It is without a doubt that Pitlochry, in the council area of Perth and Kinross started to develop as a result of the Jacobite rising of 1715. It was in response to this, that General George Wade built a road running through the town to help move military equipment and men into rural Scotland.
These days, the town’s economy is fuelled by tourism, which is as a result from several key events in its past. The first, was Queen Victoria remarking on the beauty of the town while visiting nearby Blare Castle. This gave Pitlochry notoriety, and naturally enough sparked interest in it.

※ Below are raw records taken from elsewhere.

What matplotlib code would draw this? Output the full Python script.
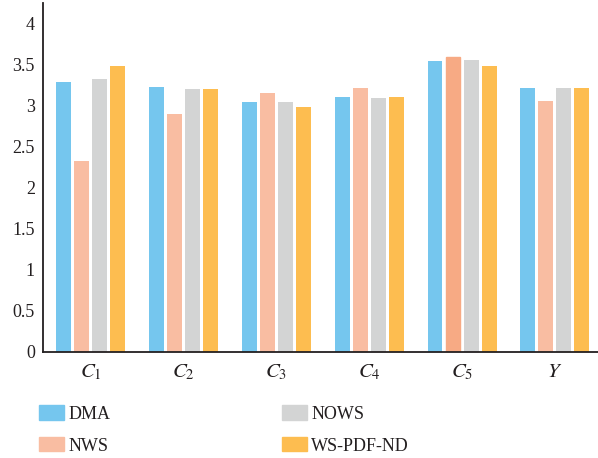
import numpy as np
import matplotlib.pyplot as plt
from matplotlib.patches import Patch

plt.rcParams['font.family'] = 'Liberation Serif'
plt.rcParams['mathtext.fontset'] = 'stix'

categories = ['$C_1$', '$C_2$', '$C_3$', '$C_4$', '$C_5$', '$Y$']
dma = [3.29, 3.23, 3.04, 3.11, 3.55, 3.22]
nws = [2.32, 2.90, 3.15, 3.21, 3.60, 3.06]
nows = [3.32, 3.20, 3.05, 3.09, 3.56, 3.21]
wspdf = [3.48, 3.20, 2.99, 3.11, 3.48, 3.21]

names = ['DMA', 'NWS', 'NOWS', 'WS-PDF-ND']
colors = ['#75c6ee', '#f9bda2', '#d3d4d4', '#fdbd50']

fig = plt.figure(figsize=(5.98, 4.58), dpi=100)
ax = fig.add_axes([0.0724, 0.232, 0.93, 0.761])

x = np.arange(len(categories))
w = 0.161
step = 0.194
series = [dma, nws, nows, wspdf]
for i, vals in enumerate(series):
    bars = ax.bar(x + (i - 1.5) * step, vals, width=w, color=colors[i])
    if i == 1:
        bars[4].set_color('#f7aa84')  # C5 NWS bar is a bit darker

ax.set_xlim(-0.51, 5.48)
ax.set_ylim(0, 4.25)
ax.set_yticks([0, 0.5, 1, 1.5, 2, 2.5, 3, 3.5, 4])
ax.set_yticklabels(['0', '0.5', '1', '1.5', '2', '2.5', '3', '3.5', '4'])
ax.set_xticks(x)
ax.set_xticklabels(categories, fontsize=15)
ax.tick_params(axis='both', length=0, labelsize=13, colors='#231f20')
ax.tick_params(axis='x', pad=8, labelsize=15)
ax.tick_params(axis='y', pad=6)
for s in ['top', 'right']:
    ax.spines[s].set_visible(False)
for s in ['left', 'bottom']:
    ax.spines[s].set_linewidth(1.3)
    ax.spines[s].set_color('#231f20')

handles = [Patch(color=c) for c in colors]
fig.legend(handles, names, loc='upper left', bbox_to_anchor=(0.05, 0.135),
           ncol=2, frameon=False, fontsize=13, handlelength=1.38,
           handleheight=0.85, handletextpad=0.25, columnspacing=9.5,
           labelspacing=0.8, borderpad=0, labelcolor='#231f20')

plt.savefig('out.png', dpi=100)
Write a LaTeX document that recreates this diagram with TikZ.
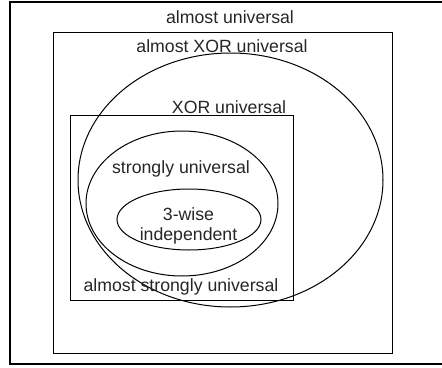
\documentclass[tikz,border=0pt]{standalone}
\usepackage{fontspec}
\setmainfont{Liberation Sans}
\usepackage{tikz}
\usetikzlibrary{shapes.geometric}
\tikzset{
  setbox/.style={
    draw=black, line width=1pt, rectangle, inner sep=0pt, outer sep=0pt
  },
  setoval/.style={
    draw=black, line width=1pt, ellipse, inner sep=0pt, outer sep=0pt
  },
  lbl/.style={
    font=\fontsize{17.7}{20.5}\selectfont, text=black!85, align=center,
    inner sep=0pt, anchor=base
  }
}

\begin{document}
\begin{tikzpicture}[x=1pt, y=-1pt]
  \clip (0,0) rectangle (442,367);
  \useasboundingbox (0,0) rectangle (442,367);
  % sets
  \node[setbox, line width=1.4pt, minimum width=440pt, minimum height=362pt] (au) at (230,183) {};
  \node[setbox, minimum width=339pt, minimum height=321pt] (axu) at (222.5,192.5) {};
  \node[setbox, minimum width=223pt, minimum height=185pt] (xu) at (181.5,207.5) {};
  \node[setoval, minimum width=305pt, minimum height=254pt] (axuo) at (230.5,180) {};
  \node[setoval, minimum width=192pt, minimum height=145pt] (su) at (182,203.5) {};
  \node[setoval, minimum width=144pt, minimum height=61pt] (tw) at (189,219.5) {};
  % labels
  \node[lbl] (auL) at (230,23) {almost universal};
  \node[lbl] (axuL) at (222,52) {almost XOR universal};
  \node[lbl] (xuL) at (229,113) {XOR universal};
  \node[lbl] (suL) at (181,173) {strongly universal};
  \node[lbl] (twL) at (188.5,240.5) {3-wise\\independent};
  \node[lbl] (asuL) at (181,291.5) {almost strongly universal};
\end{tikzpicture}
\end{document}
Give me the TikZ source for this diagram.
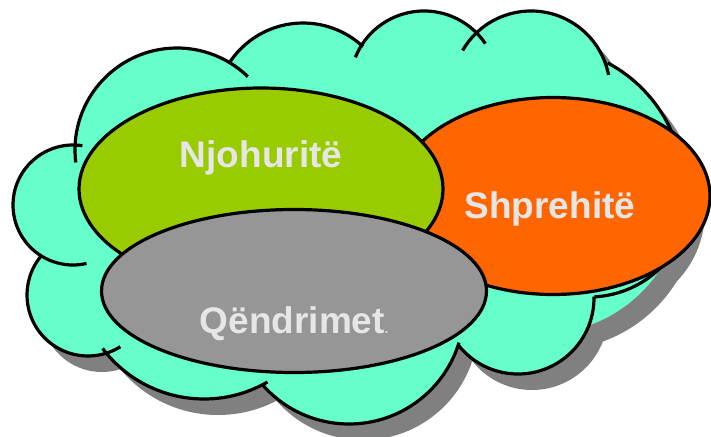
\documentclass[tikz,border=0pt]{standalone}
\usepackage{fontspec}
\setmainfont{Liberation Sans}
\usetikzlibrary{shapes.geometric}

\definecolor{cloudfill}{HTML}{66FFCC}
\definecolor{shadowgray}{HTML}{808080}
\definecolor{knowgreen}{HTML}{99CC00}
\definecolor{skillorange}{HTML}{FF6600}
\definecolor{attgray}{HTML}{969696}
\definecolor{wordgray}{HTML}{E6E6E6}

% cloud lobes: centre x / centre y / radius / start angle / end angle
\def\lobes{177/150/102/173/314, 303/111/88/214/313, 424/85/74/202/326,
  531/90/79/210/349, 540/190/144/298/370, 589/195/102/87/-20,
  518/298/76/142/-1, 349/309/115/139/17, 204/272/127/143/60,
  88/295/61/221/58, 73/205/60/279/77}

\newcommand{\cloudbody}[1]{%
  \fill[#1] (177,150) -- (303,111) -- (424,85) -- (531,90) -- (540,190) -- (589,195)
    -- (518,298) -- (349,309) -- (204,272) -- (88,295) -- (73,205) -- cycle;
  \fill[#1] \foreach \a/\b/\r/\s/\e in \lobes {(\a,\b) circle[radius=\r]};}

\begin{document}
\begin{tikzpicture}[x=1pt, y=-1pt, line width=3.2pt,
    blob/.style={ellipse, draw, inner sep=0pt},
    word/.style={text=wordgray, anchor=base, font=\fontsize{37}{37}\selectfont\bfseries}]
    \useasboundingbox (0,0) rectangle (711,436);
    % cloud with its shadow
    \cloudbody{shadowgray, shift={(14,16)}}
    \cloudbody{cloudfill}
    \foreach \a/\b/\r/\s/\e in \lobes
        \draw (\a,\b) ++(\s:\r) arc[start angle=\s, end angle=\e, radius=\r];

    % the three ellipses
    \node[blob, fill=skillorange, minimum width=314, minimum height=197] (skills) at (553,196) {};
    \node[blob, fill=knowgreen, minimum width=364, minimum height=202] (know) at (261,189) {};
    \node[blob, fill=attgray, minimum width=385, minimum height=163] (attitude) at (294,291) {};

    \node[word] (knowtext) at ([yshift=22pt]know.center) {Njohuritë};
    \node[word] (skillstext) at ([xshift=-3pt, yshift=-22pt]skills.center) {Shprehitë};
    \node[word] (attitudetext) at ([yshift=-42pt]attitude.center) {Qëndrimet{\fontsize{12}{12}\selectfont.}};
\end{tikzpicture}
\end{document}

Built on this momentum, a station was established in 1863, which made the town far more accessible. Thanks to the surrounding rugged countryside and mountains, the momentum for Pitlochry’s development was established. In 1947, a dam was created as part of the Tummel hydro-electric power scheme, which resulted in an artificial loch being formed. Loch Fraskally.

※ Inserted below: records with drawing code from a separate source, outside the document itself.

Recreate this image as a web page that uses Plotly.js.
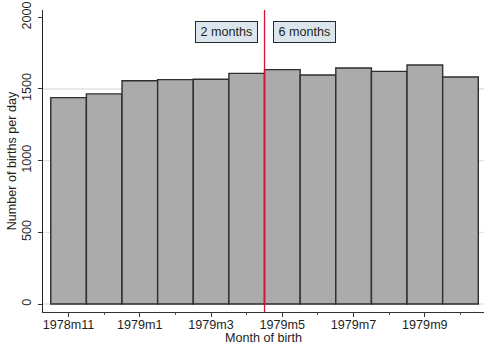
<!DOCTYPE html>
<html>
<head>
<meta charset="utf-8">
<script src="https://cdn.plot.ly/plotly-3.0.1.min.js"></script>
<style>
  html, body { margin: 0; padding: 0; background: #fff; }
  #chart { width: 485px; height: 345px; }
</style>
</head>
<body>
<div id="chart"></div>
<script>
// Months of birth, Nov 1978 to Oct 1979
const months = ["1978m11", "1978m12", "1979m1", "1979m2", "1979m3", "1979m4",
                "1979m5", "1979m6", "1979m7", "1979m8", "1979m9", "1979m10"];
// Average number of births per day in each month
const birthsPerDay = [1440, 1466, 1557, 1565, 1568, 1609, 1635, 1598, 1646, 1623, 1667, 1584];
// Y axis ticks and the light reference lines behind the bars
const yTicks = [0, 500, 1000, 1500, 2000];
const yGridLines = [0, 500, 1000, 1500];
// Cut-off between the two groups: between 1979m4 and 1979m5
const cutoffAfter = "1979m4";
const leftLabel = "2 months";
const rightLabel = "6 months";

const xIdx = months.map((m, i) => i);
const majorIdx = xIdx.filter(i => i % 2 === 0);
const minorIdx = xIdx.filter(i => i % 2 === 1);
const cutoffX = months.indexOf(cutoffAfter) + 0.5;

const font = { family: "Liberation Sans, Arial, Helvetica, sans-serif", size: 12.6, color: "#1e1e1e" };

const bars = {
  type: "bar",
  x: xIdx,
  y: birthsPerDay,
  width: 1,
  marker: { color: "#ababab", line: { color: "#2e2e2e", width: 1.4 } },
  hoverinfo: "skip"
};

const shapes = yGridLines.map(v => ({
  type: "line", xref: "paper", yref: "y", x0: 0, x1: 1, y0: v, y1: v,
  line: { color: "#e2e2e2", width: 1.3 }, layer: "below"
}));
shapes.push({
  type: "line", xref: "x", yref: "paper", x0: cutoffX, x1: cutoffX, y0: 0, y1: 1,
  line: { color: "#d8103c", width: 1.3 }, layer: "above"
});

const boxStyle = {
  xref: "x", yref: "paper", y: 0.928, yanchor: "middle",
  showarrow: false, bgcolor: "#dbe6ec", bordercolor: "#2a2a2a",
  borderwidth: 1, borderpad: 0, width: 61, height: 20, font: font
};

const layout = {
  width: 485, height: 345,
  margin: { l: 43, r: 1, t: 10, b: 33, pad: 0 },
  paper_bgcolor: "#ffffff", plot_bgcolor: "#ffffff",
  font: font,
  showlegend: false,
  bargap: 0,
  xaxis: {
    range: [-0.718, 11.66],
    tickmode: "array",
    tickvals: majorIdx,
    ticktext: majorIdx.map(i => months[i]),
    ticks: "outside", ticklen: 4, tickwidth: 1, tickcolor: "#333",
    ticklabelstandoff: -3,
    minor: { tickmode: "array", tickvals: minorIdx, ticks: "outside", ticklen: 2, tickwidth: 1, tickcolor: "#555" },
    showline: true, linecolor: "#333", linewidth: 1,
    showgrid: false, zeroline: false,
    tickfont: font,
    title: { text: "Month of birth", font: font, standoff: 3 }
  },
  yaxis: {
    range: [-55.8, 2051],
    tickmode: "array",
    tickvals: yTicks,
    ticktext: yTicks.map(String),
    tickangle: -90,
    ticks: "outside", ticklen: 4, tickwidth: 1, tickcolor: "#333",
    ticklabelstandoff: 2,
    showline: true, linecolor: "#222", linewidth: 1,
    showgrid: false, zeroline: false,
    tickfont: font,
    title: { text: "Number of births per day", font: font, standoff: 0 }
  },
  shapes: shapes,
  annotations: [
    Object.assign({}, boxStyle, { x: cutoffX, xanchor: "right", xshift: -7, text: leftLabel }),
    Object.assign({}, boxStyle, { x: cutoffX, xanchor: "left", xshift: 8, text: rightLabel })
  ]
};

Plotly.newPlot("chart", [bars], layout, { displayModeBar: false, staticPlot: true });
</script>
</body>
</html>
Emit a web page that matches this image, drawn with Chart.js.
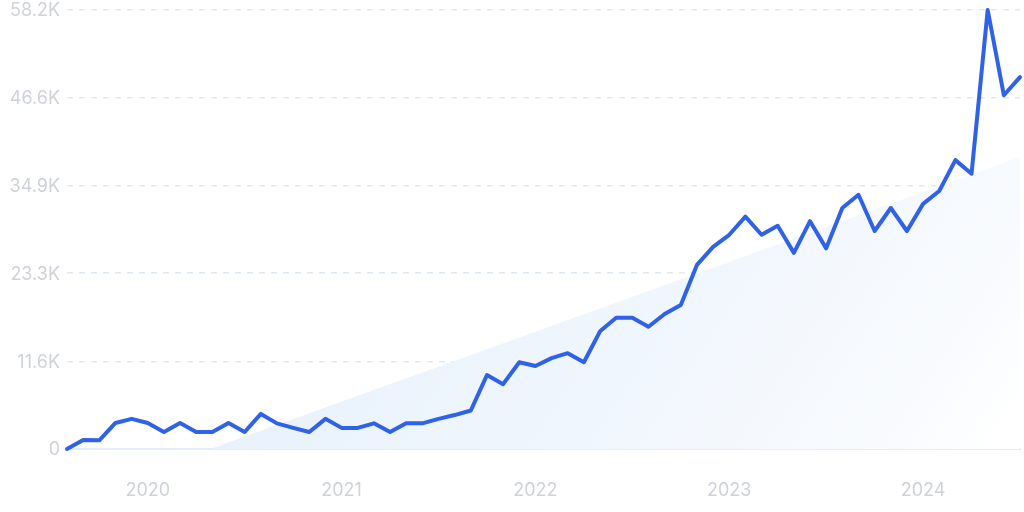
<!DOCTYPE html>
<html>
<head>
<meta charset="utf-8">
<script src="https://cdn.jsdelivr.net/npm/chart.js@4"></script>
<style>
  html, body { margin: 0; padding: 0; background: #fff; }
  canvas { display: block; }
</style>
</head>
<body>
<canvas id="chart" width="1024" height="512"></canvas>
<script>
// Meses desde ago 2019 hasta jul 2024 (indice 0..59), valores en miles
const MESES = [
  0, 1, 2, 3, 4, 5, 6, 7, 8, 9, 10, 11, 12, 13, 14, 15, 16, 17, 18, 19,
  20, 21, 22, 23, 24, 25, 26, 27, 28, 29, 30, 31, 32, 33, 34, 35, 36, 37, 38, 39,
  40, 41, 42, 43, 44, 45, 46, 47, 48, 49, 50, 51, 52, 53, 54, 55, 56, 57, 58, 59
];
const VALORES = [
  0, 1.2, 1.15, 3.45, 4.0, 3.45, 2.25, 3.45, 2.25, 2.25,
  3.45, 2.25, 4.65, 3.4, 2.8, 2.25, 4.0, 2.8, 2.8, 3.4,
  2.25, 3.4, 3.4, 4.0, 4.5, 5.1, 9.8, 8.6, 11.5, 11.0,
  12.05, 12.7, 11.5, 15.6, 17.4, 17.4, 16.2, 17.9, 19.1, 24.4,
  26.8, 28.4, 30.8, 28.4, 29.6, 26.0, 30.2, 26.6, 31.95, 33.7,
  28.9, 31.95, 28.9, 32.5, 34.2, 38.3, 36.5, 58.2, 46.9, 49.3
];

// Cuña de fondo (tendencia)
const TENDENCIA_X = [8.86, 59];
const TENDENCIA_Y = [0, 38.7];

const TICKS_Y = [0, 11.6, 23.3, 34.9, 46.6, 58.2];
const LABELS_Y = ["0", "11.6K", "23.3K", "34.9K", "46.6K", "58.2K"];
const TICKS_X = [5, 17, 29, 41, 53];
const LABELS_X = ["2020", "2021", "2022", "2023", "2024"];

const aPuntos = (xs, ys) => xs.map((x, i) => ({ x, y: ys[i] }));
const fuente = { family: "Inter", size: 18 };

function gradienteFondo(ctx) {
  const { chart } = ctx;
  const area = chart.chartArea;
  if (!area) return "#eef4fd";
  const g = chart.ctx.createLinearGradient(area.left + 140, area.top + 190, area.left + 800, area.top + 630);
  g.addColorStop(0, "#e5f0fc");
  g.addColorStop(0.55, "#f0f6fd");
  g.addColorStop(0.9, "#f9fbfe");
  g.addColorStop(1, "#ffffff");
  return g;
}

new Chart(document.getElementById("chart"), {
  type: "scatter",
  data: {
    datasets: [
      {
        label: "serie",
        data: aPuntos(MESES, VALORES),
        showLine: true,
        borderColor: "#2f62e8",
        borderWidth: 4,
        borderJoinStyle: "round",
        borderCapStyle: "round",
        pointRadius: 0,
        tension: 0,
        clip: false,
        order: 1,
      },
      {
        label: "tendencia",
        data: aPuntos(TENDENCIA_X, TENDENCIA_Y),
        showLine: true,
        borderWidth: 0,
        borderColor: "transparent",
        backgroundColor: gradienteFondo,
        pointRadius: 0,
        fill: "origin",
        order: 2,
      },
    ],
  },
  options: {
    responsive: false,
    animation: false,
    layout: { padding: { top: 10, right: 4, left: 0, bottom: 0 } },
    plugins: { legend: { display: false }, tooltip: { enabled: false } },
    scales: {
      x: {
        type: "linear",
        min: 0,
        max: 59,
        afterBuildTicks: s => { s.ticks = TICKS_X.map(value => ({ value })); },
        afterFit: s => { s.height = 63; },
        ticks: {
          callback: v => LABELS_X[TICKS_X.indexOf(v)],
          color: "#d0d2d9",
          font: fuente,
          padding: 23,
          maxRotation: 0,
          autoSkip: false,
        },
        grid: { display: false },
        border: { display: true, color: "#e3eefc", width: 2 },
      },
      y: {
        min: 0,
        max: 58.2,
        afterBuildTicks: s => { s.ticks = TICKS_Y.map(value => ({ value })); },
        afterFit: s => { s.width = 67; s.paddingTop = 0; s.paddingBottom = 0; },
        ticks: {
          callback: v => LABELS_Y[TICKS_Y.indexOf(v)],
          color: "#d0d2d9",
          font: fuente,
          padding: 7,
          labelOffset: 1,
          autoSkip: false,
        },
        grid: {
          color: c => (c.tick && c.tick.value === 0 ? "transparent" : "#dfe9fb"),
          lineWidth: 1.5,
          drawTicks: false,
        },
        border: { display: false, dash: [6, 6] },
      },
    },
  },
});
</script>
</body>
</html>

This cemented Pitlochry as a tourist destination, and attracts many hilwalkers and mountain climbers due to its close location to mountains. The town has several other tourist attractions including two distilleries. Erandour distillery’s claim to fame is not that it has a name that suggests it should be in the Lord of the Rings, but that it the smallest in Scotland, while Blair Athol distillery dates back to 1798. There is also a plethora of pubs and micro breweries.
The town also boasts a theatre, or which J K Rowling is a patron, and the dam that was built as part of the hydro-electric power scheme, has also become a popular place to watch salmon jump from weir to weir.
The town has a burgh status, which these days is largely ceremonial, and is the equivalent of a borough in the rest of the United Kingdom.